Perhaps most concerning is the absence of meaningful transitional support. Prisoners are often released without secure housing, employment prospects, or community connections—the very foundations needed for successful reintegration into society. The contrast with Germany's comprehensive release preparation programs, which begin months before a prisoner's sentence ends, or Finland's open prisons that facilitate gradual transition to normal life, could hardly be plainer. The UK system is perfectly designed to perpetuate cycles of imprisonment rather than end them.

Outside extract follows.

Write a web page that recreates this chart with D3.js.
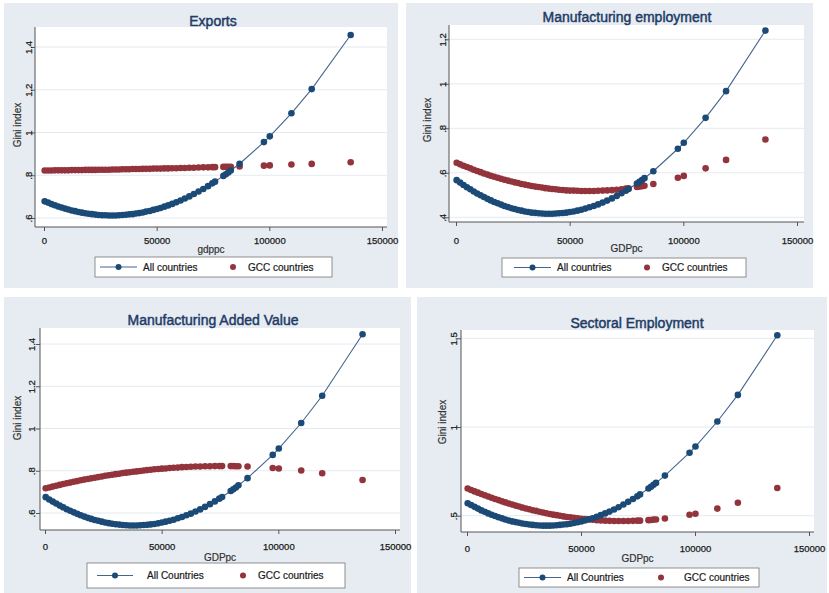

Additionally troubling are the extensive license conditions imposed upon release, particularly for those imprisoned for activism. These conditions often explicitly restrict political involvement in any further events, limit involvement with specific organizations, prohibit attendance at demonstrations, and restrict social media expressions related to environmental causes. Such constraints extend punishment beyond the prison walls and represent a concerning infringement of basic rights to freedom of expression and assembly—rights ostensibly protected under the European Convention on Human Rights, which the UK remains signatory to despite Brexit. These restrictions create a shadow system of surveillance and control that monitors former prisoners long after their formal sentences have concluded.

The criminalization of environmental activism and the dysfunctional prison system that houses these activists reflect deeper societal failures. When considered alongside the UK government's continued support for fossil fuel expansion, despite climate commitments, a disturbing picture emerges: a state apparatus more committed to punishing those who demand environmental protection than addressing the planetary crisis itself. This represents not merely a failure of criminal justice policy but a moral abdication in the face of an existential threat.

Reform of both climate policy and the prison system requires a fundamental rethink of societal priorities. Regarding incarceration, the evidence from Scandinavian countries demonstrates that humane, rehabilitation-focused approaches not only better serve humanity but also reduce crime far more effectively. Germany's emphasis on maintaining prisoners' dignity and social connections, Norway's principle of 'normality' (making prison life resemble outside society as much as possible), and Finland's open prison system all offer proven alternatives to the UK's punitive approach, which appears to be lifted straight out of the world of Charles Dickens.

For those concerned with both environmental protection and human rights, or indeed democracy, the imprisonment of climate activists in a broken corrections system represents a triple injustice. It punishes those acting from moral conviction, fails to address the urgent planetary crisis they highlight, and treats democratic principles with contempt. True justice would require both comprehensive prison reform—prioritizing rehabilitation, dignity, and successful reintegration—and meaningful climate actions that together eliminate the necessity for civil disobedience.

Until such reforms materialize, the archaic UK prison system will continue to serve as both symbol and an instrument of a society that prioritizes punishment over progress, retribution over rehabilitation, and the maintenance of a harmful status quo over vital transformation. The voices of imprisoned environmental activists, speaking from within this broken system, deserve not just our attention, but our commitment to transformational change.